A ten-episode thriller from Álex Pina, creator of the popular Money Heist, White Lines is a reasonably enjoyable if completely silly drama about a woman investigating the death of her brother, whose body has just been found twenty years after he disappeared on the Spanish island of Ibiza (and the white lines in question aren’t the ones painted on a road). With a decent amount of it set in flashback to the late 1990s, Tom Holkenborg was a natural choice to score it, with him having been a hugely popular figure in dance and trance music at the time and on that island – Europe’s party capital – in particular. Actually most of the dance music heard in the series is real so Holkenborg was left to score the drama around it, but needless to say there are stylistic influences. I’ve not always really been clear what qualities in his music have led to him working on certain film projects, but this time it’s very clear.

The music is for the most part very chilled-out (when I was at university from 1996-99 the local record shop put the soundtrack section – where I was to be found quite frequently – next to the “dance and trance” section – and I recall all the “Chilled Ibiza” albums I saw in my peripheral vision, even though obviously I never touched any of them). It’s really good – whether smooth instrumentals, sometimes wordless vocals (which remind me a bit of Ennio Morricone’s more psychadelic scores from the 1970s), in one track (“Manchester Life”) a really nice nod to Oasis in the guitar style.

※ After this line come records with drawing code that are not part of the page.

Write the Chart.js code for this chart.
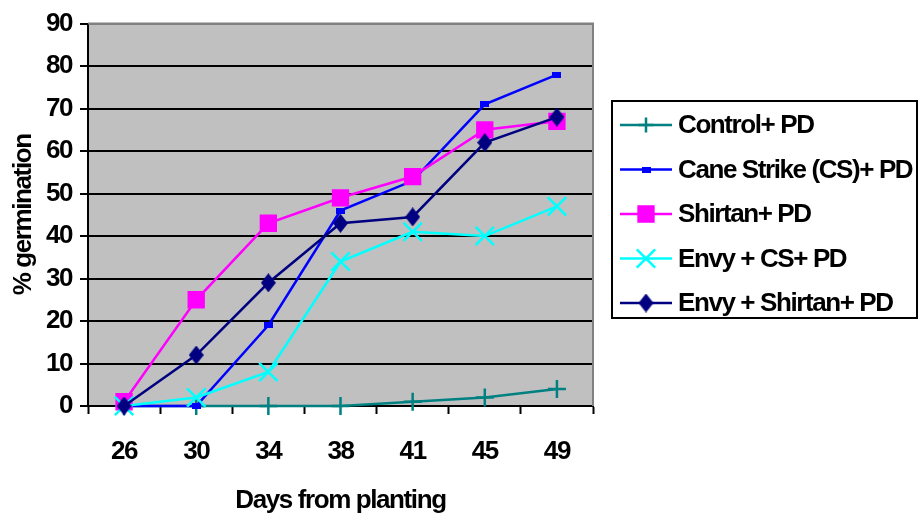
<!DOCTYPE html>
<html>
<head>
<meta charset="utf-8">
<script src="https://cdn.jsdelivr.net/npm/chart.js@4.4.1/dist/chart.umd.min.js"></script>
<style>
  html, body { margin: 0; padding: 0; background: #ffffff; }
  #wrap { width: 919px; height: 516px; position: relative; }
</style>
</head>
<body>
<div id="wrap"><canvas id="germChart"></canvas></div>
<script>
// Days after planting and % germination per treatment
const days = ['26', '30', '34', '38', '41', '45', '49'];
const control = [0, 0, 0, 0, 1, 2, 4];
const caneStrike = [0, 0, 19, 46, 53, 71, 78];
const shirtan = [1, 25, 43, 49, 54, 65, 67];
const envyCs = [0, 2, 8, 34, 41, 40, 47];
const envyShirtan = [0, 12, 29, 43, 44.5, 62, 68];
const seriesNames = ['Control+ PD', 'Cane Strike (CS)+ PD', 'Shirtan+ PD', 'Envy + CS+ PD', 'Envy + Shirtan+ PD'];
const yMin = 0, yMax = 90, yStep = 10;

const FONT = { family: '"Liberation Sans", Arial, sans-serif', size: 26, weight: 'bold' };
const SPACING = '-1.4px';

// small flat rectangle marker
function makeRect(w, h, color) {
    const c = document.createElement('canvas');
    c.width = w; c.height = h;
    const g = c.getContext('2d');
    g.fillStyle = color;
    g.fillRect(0, 0, w, h);
    return c;
}

// tall diamond marker
function makeDiamond(w, h, color) {
    const c = document.createElement('canvas');
    c.width = w; c.height = h;
    const g = c.getContext('2d');
    g.fillStyle = color;
    g.beginPath();
    g.moveTo(w / 2, 0);
    g.lineTo(w, h / 2);
    g.lineTo(w / 2, h);
    g.lineTo(0, h / 2);
    g.closePath();
    g.fill();
    return c;
}

const smallRect = makeRect(9, 6, '#0000ff');
const diamond = makeDiamond(15, 19, '#000080');

function series(label, data, color, style, radius, order) {
    return {
        label: label,
        data: data,
        borderColor: color,
        backgroundColor: color,
        pointBorderColor: color,
        pointBackgroundColor: color,
        borderWidth: 2.5,
        pointBorderWidth: 2.5,
        pointStyle: style,
        pointRadius: radius,
        pointHoverRadius: radius,
        tension: 0,
        fill: false,
        clip: false,
        order: order
    };
}

const datasets = [
    series(seriesNames[0], control, '#008080', 'cross', 9, 5),
    series(seriesNames[1], caneStrike, '#0000ff', smallRect, 4, 4),
    series(seriesNames[2], shirtan, '#ff00ff', 'rect', 10.5, 3),
    series(seriesNames[3], envyCs, '#00ffff', 'crossRot', 13, 2),
    series(seriesNames[4], envyShirtan, '#000080', diamond, 9, 1)
];

// tight text like the original office fonts
const tightText = {
    id: 'tightText',
    beforeUpdate(chart) { chart.ctx.letterSpacing = SPACING; },
    beforeDraw(chart) { chart.ctx.letterSpacing = SPACING; }
};

// grey plot area with a grey frame on top/right
const plotArea = {
    id: 'plotArea',
    beforeDraw(chart) {
        const { ctx, chartArea: a } = chart;
        ctx.save();
        ctx.fillStyle = '#c0c0c0';
        ctx.fillRect(a.left, a.top, a.right - a.left, a.bottom - a.top);
        ctx.restore();
    },
    beforeDatasetsDraw(chart) {
        const { ctx, chartArea: a } = chart;
        ctx.save();
        ctx.strokeStyle = '#808080';
        ctx.lineWidth = 2;
        ctx.beginPath();
        ctx.moveTo(a.left, a.top);
        ctx.lineTo(a.right, a.top);
        ctx.lineTo(a.right, a.bottom);
        ctx.stroke();
        ctx.restore();
    }
};

// boxed legend on the right with line + marker samples
const boxLegend = {
    id: 'boxLegend',
    afterDraw(chart) {
        const ctx = chart.ctx;
        const box = { x: 612, y: 101, w: 305, h: 217 };
        ctx.save();
        ctx.letterSpacing = SPACING;
        ctx.strokeStyle = '#000000';
        ctx.lineWidth = 2;
        ctx.strokeRect(box.x, box.y, box.w, box.h);
        ctx.font = `${FONT.weight} ${FONT.size}px ${FONT.family}`;
        ctx.textBaseline = 'middle';
        ctx.textAlign = 'left';
        chart.data.datasets.forEach((ds, i) => {
            const y = 125 + i * 44.5;
            ctx.strokeStyle = ds.borderColor;
            ctx.lineWidth = 2.5;
            ctx.beginPath();
            ctx.moveTo(620, y);
            ctx.lineTo(672, y);
            ctx.stroke();
            ctx.fillStyle = ds.pointBackgroundColor;
            ctx.strokeStyle = ds.pointBorderColor;
            Chart.helpers.drawPoint(ctx, {
                pointStyle: ds.pointStyle,
                radius: ds.pointStyle === 'cross' ? 7.5 : ds.pointRadius,
                rotation: 0,
                borderWidth: ds.pointBorderWidth
            }, 646, y);
            ctx.fillStyle = '#000000';
            ctx.fillText(ds.label, 678, y + 1);
        });
        ctx.restore();
    }
};

new Chart(document.getElementById('germChart').getContext('2d'), {
    type: 'line',
    data: { labels: days, datasets: datasets },
    plugins: [tightText, plotArea, boxLegend],
    options: {
        responsive: true,
        maintainAspectRatio: false,
        animation: false,
        layout: { padding: { top: 22, right: 326, bottom: 0, left: 0 } },
        plugins: {
            legend: { display: false },
            tooltip: { enabled: false }
        },
        scales: {
            x: {
                type: 'category',
                offset: true,
                afterFit(scale) { scale.height = 110; },
                grid: {
                    offset: true,
                    drawOnChartArea: false,
                    drawTicks: true,
                    tickLength: 8,
                    tickColor: '#000000',
                    tickWidth: 2
                },
                border: { color: '#000000', width: 2 },
                ticks: { color: '#000000', font: FONT, padding: 22, maxRotation: 0 },
                title: {
                    display: true,
                    text: 'Days from planting',
                    color: '#000000',
                    font: FONT,
                    padding: { top: 0, bottom: 0 }
                }
            },
            y: {
                min: yMin,
                max: yMax,
                afterFit(scale) { scale.width = 88; },
                ticks: { stepSize: yStep, color: '#000000', font: FONT, padding: 8 },
                grid: {
                    color: (c) => (c.tick && c.tick.value === yMax ? '#808080' : '#000000'),
                    lineWidth: 2,
                    drawTicks: true,
                    tickLength: 8,
                    tickColor: '#000000',
                    tickWidth: 2
                },
                border: { color: '#000000', width: 2 },
                title: {
                    display: true,
                    text: '% germination',
                    color: '#000000',
                    font: FONT,
                    padding: { top: 8, bottom: 0 }
                }
            }
        }
    }
});
</script>
</body>
</html>
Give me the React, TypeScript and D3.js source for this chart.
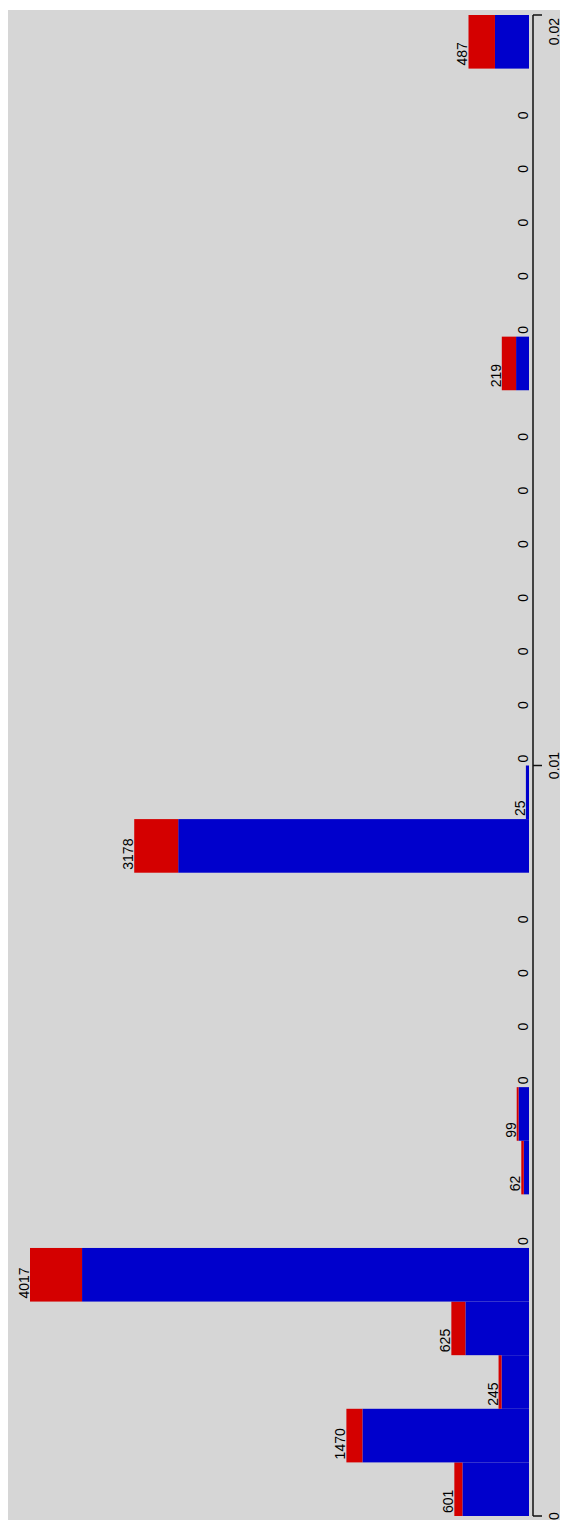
import React from "react";
import * as d3 from "d3";

// histogram bins, 0 .. 0.02 in 28 steps, blue = inner part, red = outer part
const binCount = 28;
const binMax = 0.02;
const blueCounts = [536, 1341, 221, 512, 3598, 0, 42, 84, 0, 0, 0, 0, 2824, 25, 0, 0, 0, 0, 0, 0, 0, 104, 0, 0, 0, 0, 0, 274];
const redCounts = [65, 129, 24, 113, 419, 0, 20, 15, 0, 0, 0, 0, 354, 0, 0, 0, 0, 0, 0, 0, 0, 115, 0, 0, 0, 0, 0, 213];
const axisTicks = [0, 0.01, 0.02];
const tickLabels = ["0", "0.01", "0.02"];

const W = 560;
const H = 1512;
const font = "'Liberation Sans', Arial, sans-serif";

export default function App() {
  const totals = blueCounts.map((b, i) => b + redCounts[i]);
  const maxTotal = d3.max(totals) as number;

  const y = d3.scaleLinear().domain([0, binMax]).range([1508, 7]);
  const x = d3.scaleLinear().domain([0, maxTotal]).range([521, 22]);
  const step = binMax / binCount;

  const bins = totals.map((t, i) => ({
    i,
    blue: blueCounts[i],
    red: redCounts[i],
    total: t,
    y0: y(i * step),
    y1: y((i + 1) * step),
  }));

  const axisX = 525;

  return (
    <svg width={W} height={H} style={{ display: "block" }}>
      <rect x={0} y={0} width={W} height={H} fill="#ffffff" />
      <rect x={0} y={2} width={552} height={H - 2} fill="#d6d6d6" />
      <rect x={552} y={2} width={8} height={H - 2} fill="#bdbdbd" />

      {bins.map(b => (
        <g key={b.i}>
          {b.blue > 0 && (
            <rect
              x={x(b.blue)}
              y={b.y1}
              width={x(0) - x(b.blue)}
              height={b.y0 - b.y1}
              fill="#0000cc"
            />
          )}
          {b.red > 0 && (
            <rect
              x={x(b.total)}
              y={b.y1}
              width={x(b.blue) - x(b.total)}
              height={b.y0 - b.y1}
              fill="#d40000"
            />
          )}
          <text
            x={x(b.total) - 1}
            y={b.y0 - 3}
            transform={`rotate(-90, ${x(b.total) - 1}, ${b.y0 - 3})`}
            fontFamily={font}
            fontSize={14}
            fill="#000"
          >
            {b.total}
          </text>
        </g>
      ))}

      <line x1={axisX} x2={axisX} y1={y(0)} y2={y(binMax)} stroke="#111" strokeWidth={1.5} />
      {axisTicks.map((t, i) => {
        const ty = y(t);
        const last = i === axisTicks.length - 1;
        const ly = last ? ty + 3 : ty;
        return (
          <g key={t}>
            <line x1={axisX} x2={axisX + 9} y1={ty} y2={ty} stroke="#111" strokeWidth={1.5} />
            <text
              x={550.5}
              y={ly}
              transform={`rotate(-90, 550.5, ${ly})`}
              textAnchor={last ? "end" : "middle"}
              fontFamily={font}
              fontSize={14}
              fill="#000"
            >
              {tickLabels[i]}
            </text>
          </g>
        );
      })}
    </svg>
  );
}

My favourite tracks – and I wouldn’t have predicted this – are where Holkenborg goes more full-on with diagetic tracks that serve both as source music and dramatic underscore, like “Time Gone By”, “In the Club” and “Infinity”. I can close my eyes, put my head back and I’m taken back to lying by a pool, beer at the ready, that sort of music seeping through my cheap headphones while I was trying to listen to Miklós Rózsa. (I was such a wild teenager.) There isn’t a great deal of what you might think of as more “traditional” dramatic score – the pick of the bunch is the excellent pairing of the solo piano piece “Repercussions” and the dreamy “Romance” – and for the most part it’s not – you may have gathered – a style of music I would choose to listen to often, but it’s done very well indeed and Holkenborg excels in his natural territory. This is his finest score, both within context and on album.